1. Location, ( literally GPS or address) I always grab a quick GPS location on my iPhone. I do this so it is easy to go back to this place in the future or if I am working with others I can send them the location in google maps so they can easily find it. I also meet a lot of other nature photographers out on trails and it's nice to be able to help them find new exciting locations.
2. Light, look around for issues regarding light. Will a setting sun be to bright to shot in the direction you will be set up? You might need to try sun rise. Are you in thick tree canopy and need the sun to be overhead to give you the best chance for proper exposure? Again a smartphone compass is a great tool that almost everyone has on them at all times.
3. Climate, here in FL we deal with bad rain storms almost daily. I know that between 2pm and 5pm during the summer I need to make sure I have a plan in place to deal with storms. Or that in the winter months our high water table causes thick fog in the early morning hours. Researching things like this will also help in determining the direction you want to take in telling the story with your shot.

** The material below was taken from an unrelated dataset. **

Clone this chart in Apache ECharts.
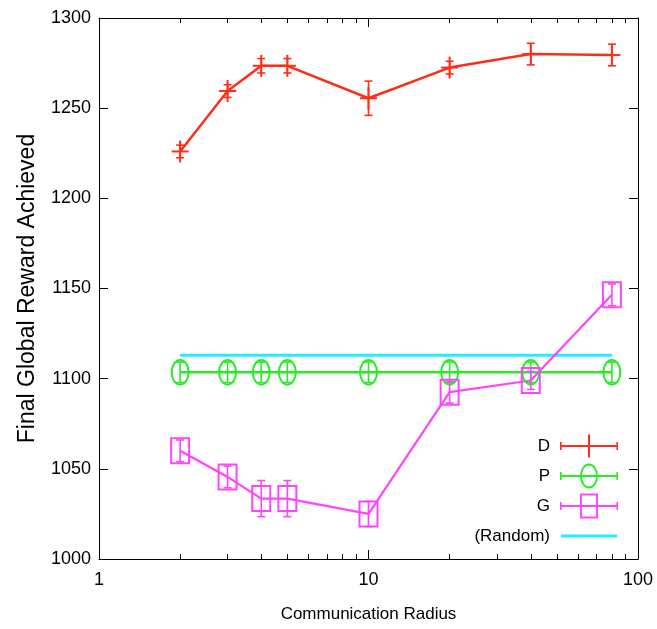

4. Terrain, when scouting a location take carful note of the terrain you will be shooting in and anything along the trail you will be traveling to get there. When planing a shoot the gear you bring will be drastically different if you need to hall it 18 miles up mountains and across rivers, And being prepared when you get there is a must. Tripods, filters, lens, cards, remote shutter, rain gear, water... This stuff gets heavy don't overload with stuff you will not use, plan the shoot and shoot the plan!
All of these factors will come in to play when out on the trail. I don't plan out every photo, sometimes they come by chance. But when you find a great location and really want to make that capture special. Take the time to plan and give you image the best chance of being the one you have in your mind.